To paraphrase a wonderful social media post: Vail Resorts is the Joel Osteen of the ski industry — promising the world yet delivering nothing but disappointment while still taking your money.
This is getting embarrassing.
Vail Resorts CEO Kirstin Lynch told investors dining revenue has underperformed this season. Not the quality of the food or the service — the revenue.
This tells us everything we already knew about Vail Resorts’ priorities, and you can bet your bippy this same corporate mindset will reign supreme over its new “My Epic Gear” program.
By the way, those letters can be rearranged to spell “Pricey Game.”
Anyway, there will be “no need to ever step foot in a gear or rental shop,” they boast, not even pretending to hide their contempt for locally owned businesses while again highlighting their ultimate goal of complete domination over every aspect of the ski industry, regardless of the consequences to those who helped them gain industry prominence in the first place.
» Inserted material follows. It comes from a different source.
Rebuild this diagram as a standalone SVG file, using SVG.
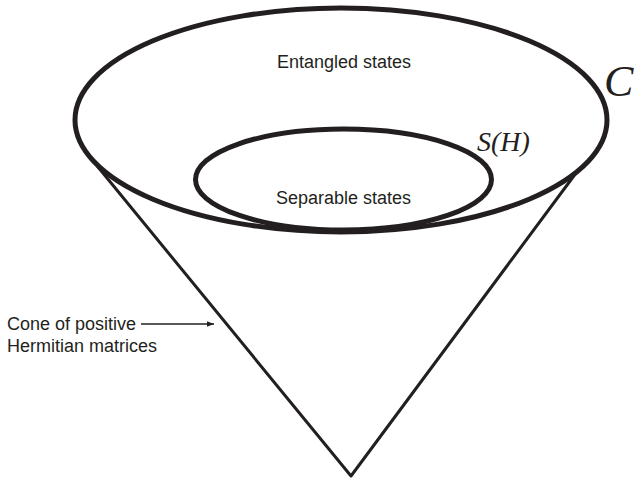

This “increase guest capture and spend” mantra is a direct insult to a local legend like Buzz Schleper and other long-time rental gearheads like Craig Arford and Jay Lucas.
Sure, a gambling man thinks it could backfire and potentially be a boon for local shops over time, but I’m not aware of any shop owners eager to take such a bet.
I love automation and innovation and am a total nerd when it comes to being an early adopter of new products, but this ridiculous one-size-fits-all corporate approach has already ruined on-mountain dining in the eyes of our guests and will certainly do the same to the gear rental industry.
Independently owned local businesses deserve better, and Vail Resorts should stay in its lane of ruining mountain experiences across its resort properties. In the meantime, imagine hiring Helmut Fricker for a private gig and instead being entertained by a 10-year-old wearing a plastic Oktoberfest hat with a kazoo.
What scares me more is the thought that we ain’t seen nothing yet.